The reason that I turned from religion was the idea that without God man is nothing i.e. a "meatsack". This is such a nihilistic view which doesn't acknowledge the remarkable fact that we are the only creatures on the planet and so far as we know at this point, the on ones in the infinite universe, capable of rational thought.

We have created art, music, literature, systems of justice and government. We are capable of forming loving relationships with others. Is God necessary for this? Imagine for a moment that God doesn't exist; does all the art, literature, etc. in the world that man has created suddenly become meaningless? Do you suddenly love your family and friends less?

What about the natural world? Think of the spot you love being in most in all the world. If God doesn't exist, is it total garbage now?
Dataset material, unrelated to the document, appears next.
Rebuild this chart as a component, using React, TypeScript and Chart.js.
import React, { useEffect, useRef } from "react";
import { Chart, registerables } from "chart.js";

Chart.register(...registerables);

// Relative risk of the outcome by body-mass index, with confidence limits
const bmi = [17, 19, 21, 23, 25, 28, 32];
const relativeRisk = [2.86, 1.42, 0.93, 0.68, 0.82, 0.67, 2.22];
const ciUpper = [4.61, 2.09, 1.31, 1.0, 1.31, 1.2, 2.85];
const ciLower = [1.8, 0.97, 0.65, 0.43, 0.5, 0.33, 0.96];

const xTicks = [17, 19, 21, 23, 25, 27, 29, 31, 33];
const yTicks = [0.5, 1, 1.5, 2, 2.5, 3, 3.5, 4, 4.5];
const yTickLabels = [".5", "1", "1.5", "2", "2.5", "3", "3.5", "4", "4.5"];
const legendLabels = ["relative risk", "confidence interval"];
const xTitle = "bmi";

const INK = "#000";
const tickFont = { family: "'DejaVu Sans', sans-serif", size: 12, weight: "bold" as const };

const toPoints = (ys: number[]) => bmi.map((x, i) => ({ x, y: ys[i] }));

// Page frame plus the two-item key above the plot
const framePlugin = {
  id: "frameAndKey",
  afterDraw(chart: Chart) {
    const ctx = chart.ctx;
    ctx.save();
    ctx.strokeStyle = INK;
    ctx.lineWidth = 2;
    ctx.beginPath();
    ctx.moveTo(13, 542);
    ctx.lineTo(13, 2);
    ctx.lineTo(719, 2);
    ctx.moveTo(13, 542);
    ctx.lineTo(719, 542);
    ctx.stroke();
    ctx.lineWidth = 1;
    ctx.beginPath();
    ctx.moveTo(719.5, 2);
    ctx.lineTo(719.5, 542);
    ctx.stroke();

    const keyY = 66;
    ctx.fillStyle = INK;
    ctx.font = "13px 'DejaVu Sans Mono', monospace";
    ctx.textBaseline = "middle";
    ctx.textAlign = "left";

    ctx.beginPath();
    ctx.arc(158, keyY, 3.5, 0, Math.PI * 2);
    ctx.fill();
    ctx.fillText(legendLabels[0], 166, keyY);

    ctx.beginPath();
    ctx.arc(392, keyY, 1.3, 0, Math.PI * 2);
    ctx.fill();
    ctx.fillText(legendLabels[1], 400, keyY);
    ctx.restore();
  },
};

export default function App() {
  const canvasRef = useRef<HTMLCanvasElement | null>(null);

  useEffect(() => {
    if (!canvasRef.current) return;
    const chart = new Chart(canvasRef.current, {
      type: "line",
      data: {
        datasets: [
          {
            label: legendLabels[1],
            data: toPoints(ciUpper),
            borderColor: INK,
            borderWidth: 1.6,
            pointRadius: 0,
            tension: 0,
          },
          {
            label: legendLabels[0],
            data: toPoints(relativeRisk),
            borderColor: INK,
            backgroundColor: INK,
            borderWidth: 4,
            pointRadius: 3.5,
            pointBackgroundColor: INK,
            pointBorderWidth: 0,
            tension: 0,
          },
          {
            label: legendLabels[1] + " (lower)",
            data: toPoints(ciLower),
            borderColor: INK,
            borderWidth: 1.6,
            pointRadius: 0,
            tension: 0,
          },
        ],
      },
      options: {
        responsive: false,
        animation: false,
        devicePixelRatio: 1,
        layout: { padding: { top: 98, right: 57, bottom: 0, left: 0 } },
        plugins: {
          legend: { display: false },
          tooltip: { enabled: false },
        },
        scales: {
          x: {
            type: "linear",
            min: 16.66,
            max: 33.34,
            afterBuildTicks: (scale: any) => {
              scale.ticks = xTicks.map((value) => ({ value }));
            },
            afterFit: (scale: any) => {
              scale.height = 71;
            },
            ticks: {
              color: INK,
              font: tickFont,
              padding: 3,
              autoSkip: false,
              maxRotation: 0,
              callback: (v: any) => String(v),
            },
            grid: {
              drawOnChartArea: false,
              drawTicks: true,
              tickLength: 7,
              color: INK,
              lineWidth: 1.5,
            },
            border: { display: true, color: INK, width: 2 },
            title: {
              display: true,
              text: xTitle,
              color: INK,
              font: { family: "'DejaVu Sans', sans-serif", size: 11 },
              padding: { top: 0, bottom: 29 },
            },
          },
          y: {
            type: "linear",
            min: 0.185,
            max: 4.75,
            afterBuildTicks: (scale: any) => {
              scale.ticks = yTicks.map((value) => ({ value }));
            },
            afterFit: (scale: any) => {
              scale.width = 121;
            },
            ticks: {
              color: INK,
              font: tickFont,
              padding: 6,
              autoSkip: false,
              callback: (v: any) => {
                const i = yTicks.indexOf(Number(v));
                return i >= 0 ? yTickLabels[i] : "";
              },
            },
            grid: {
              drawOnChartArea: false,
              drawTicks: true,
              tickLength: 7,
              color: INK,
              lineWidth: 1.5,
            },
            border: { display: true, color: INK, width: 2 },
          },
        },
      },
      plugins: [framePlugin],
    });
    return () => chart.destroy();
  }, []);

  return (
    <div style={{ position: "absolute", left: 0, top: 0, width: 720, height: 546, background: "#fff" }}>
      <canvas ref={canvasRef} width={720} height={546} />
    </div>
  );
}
There is meaning and beauty all around us. If you need God to provide comfort in difficult times or alleviate your anxiety about what will happen after you die, I can understand that. I can't understand looking at civilization and the natural world and saying that it is worthless without God pulling the strings.
 
I've always said that I might very well embrace God on my deathbed. Not because I'll actually believe in him, but because I'll be scared and desperate.
Which is basically what I think most theist belief comes down to. The idea of enternal cessation of life after death is somewhat horrific to fathom (I least I think so). So, God was created as a way to deal with this unsettling prospect. There are days I wish I could take the easy route and turn myself over to supernatural belief and find comfort in that, but it just isn't possible. It would be a denial of my actual belief system, which I came to after a lot of soul searching and exploration.
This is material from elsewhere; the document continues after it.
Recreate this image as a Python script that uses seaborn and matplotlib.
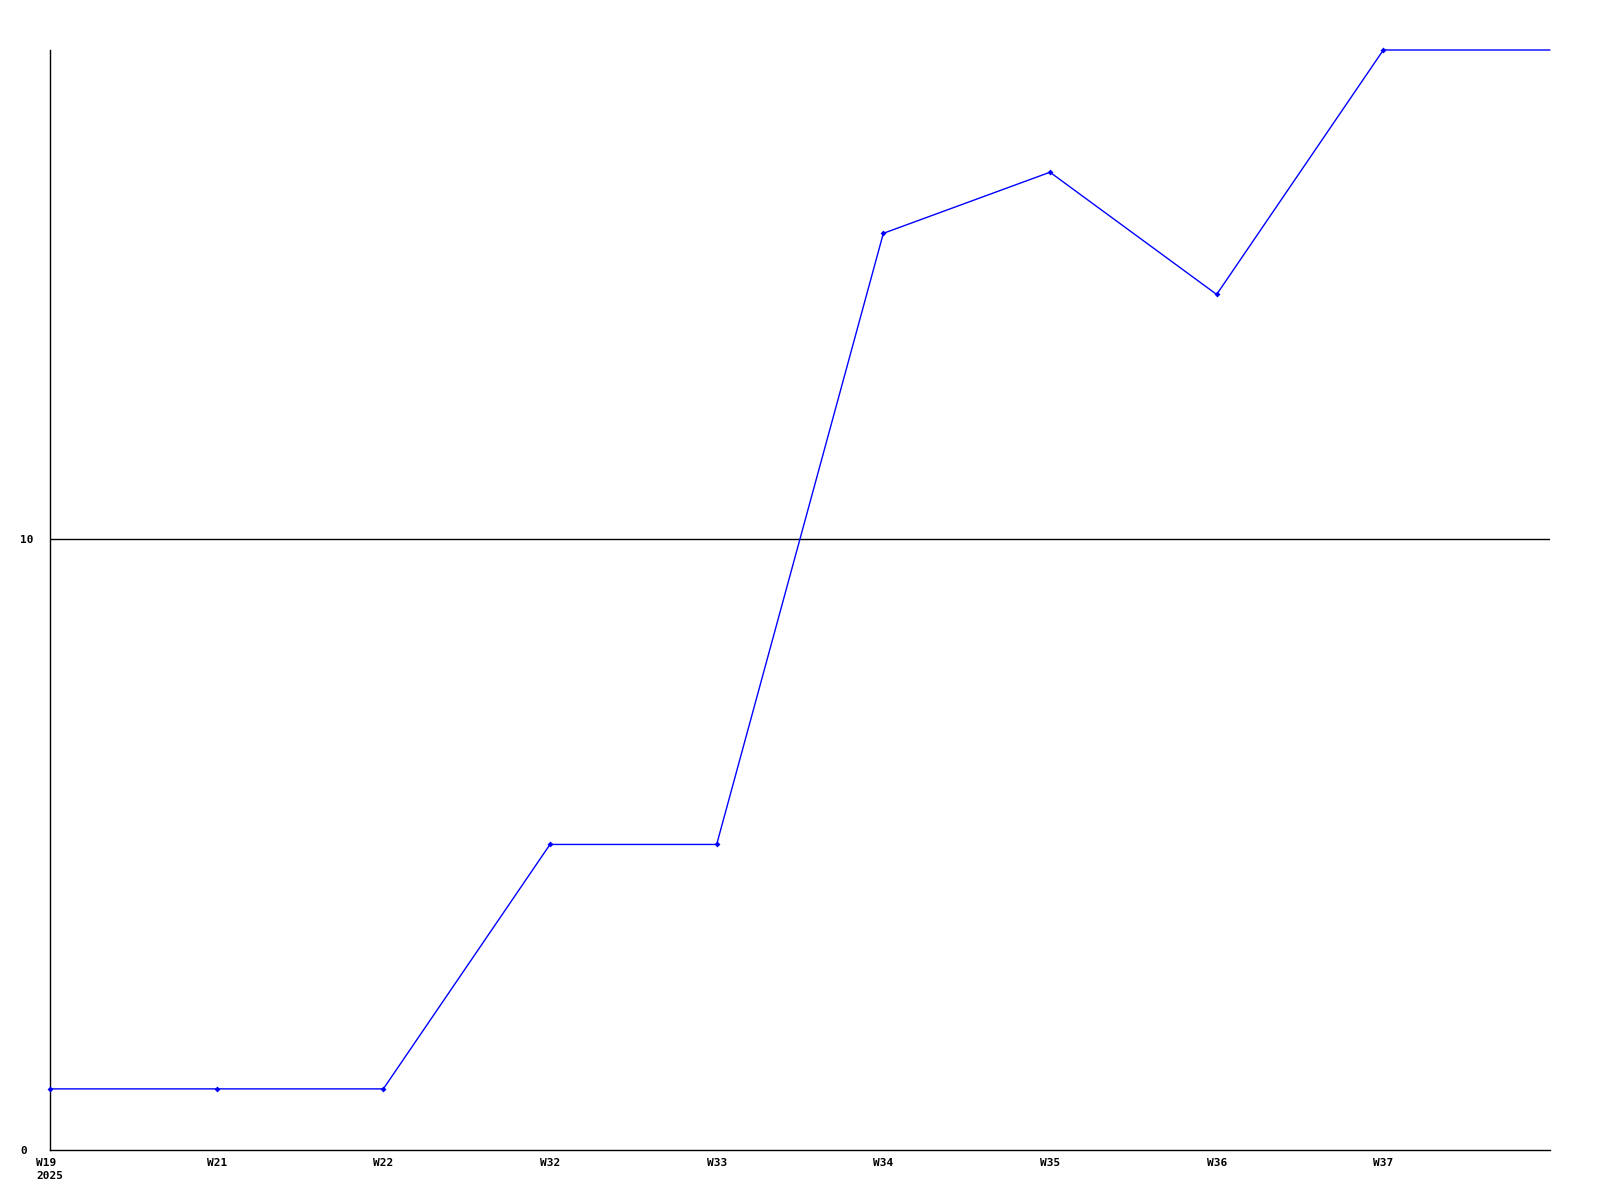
import matplotlib
matplotlib.use('Agg')
import matplotlib.pyplot as plt
import pandas as pd
import seaborn as sns

WEEKS = ['W19', 'W21', 'W22', 'W32', 'W33', 'W34', 'W35', 'W36', 'W37', '']
YEAR = '2025'
VALUES = [1, 1, 1, 5, 5, 15, 16, 14, 18, 18]
Y_TICKS = [0, 10]
LINE_COLOR = '#0000ff'


def main():
    sns.set_style('white')
    plt.rcParams['font.family'] = ['DejaVu Sans Mono']
    plt.rcParams['font.weight'] = 'bold'

    df = pd.DataFrame({'pos': range(len(VALUES)), 'value': VALUES})

    fig = plt.figure(figsize=(16, 12), dpi=100)
    ax = fig.add_axes([50 / 1600, 50 / 1200, 1500 / 1600, 1100 / 1200])

    ax.axhline(10, color='black', linewidth=1, zorder=1)
    sns.lineplot(ax=ax, data=df, x='pos', y='value', color=LINE_COLOR, linewidth=1,
                 marker='D', markersize=3, markeredgewidth=0, markevery=list(range(len(VALUES) - 1)),
                 zorder=5, clip_on=False)

    ax.set_xlim(0, len(VALUES) - 1)
    ax.set_ylim(0, 18)
    labels = list(WEEKS[:-1])
    labels[0] = f'{labels[0]}\n{YEAR}'
    ax.set_xticks(range(len(labels)))
    ax.set_xticklabels(labels, fontsize=8, fontweight='bold', multialignment='left',
                       linespacing=1.35, color='black')
    ax.set_yticks(Y_TICKS)
    ax.set_yticklabels([str(t) for t in Y_TICKS], fontsize=8, fontweight='bold', ha='left',
                       color='black')
    ax.tick_params(axis='x', length=0, pad=6)
    ax.tick_params(axis='y', length=0, pad=21.6)
    ax.set_xlabel('')
    ax.set_ylabel('')

    for side in ['top', 'right']:
        ax.spines[side].set_visible(False)
    for side in ['left', 'bottom']:
        ax.spines[side].set_color('black')
        ax.spines[side].set_linewidth(1)
        ax.spines[side].set_zorder(2)

    fig.savefig('out.png', dpi=100)


if __name__ == '__main__':
    main()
But, the last thing I'm going to do is decide life is pointless and just curl up in a ball in the corner and stop living. The reality behind what happens when you die is not going to change regardless of what I believe or don't believe. It is what it is. We just have no way of knowing what it is.
So, in the meantime we are all left with the same mission. To live. It is our sole purpose. Death will take care of itself.
 
KelvinG said:
I've always said that I might very well embrace God on my deathbed. Not because I'll actually believe in him, but because I'll be scared and desperate.

'There are no atheists in foxholes' isn't an argument
against atheism, it's an argument against foxholes.'
[James Morrow]
 
Pahansiri said:
'There are no atheists in foxholes' isn't an argument
against atheism, it's an argument against foxholes.'
[James Morrow]

:D Nice! I've never heard that one before. It pretty much sums it up for me.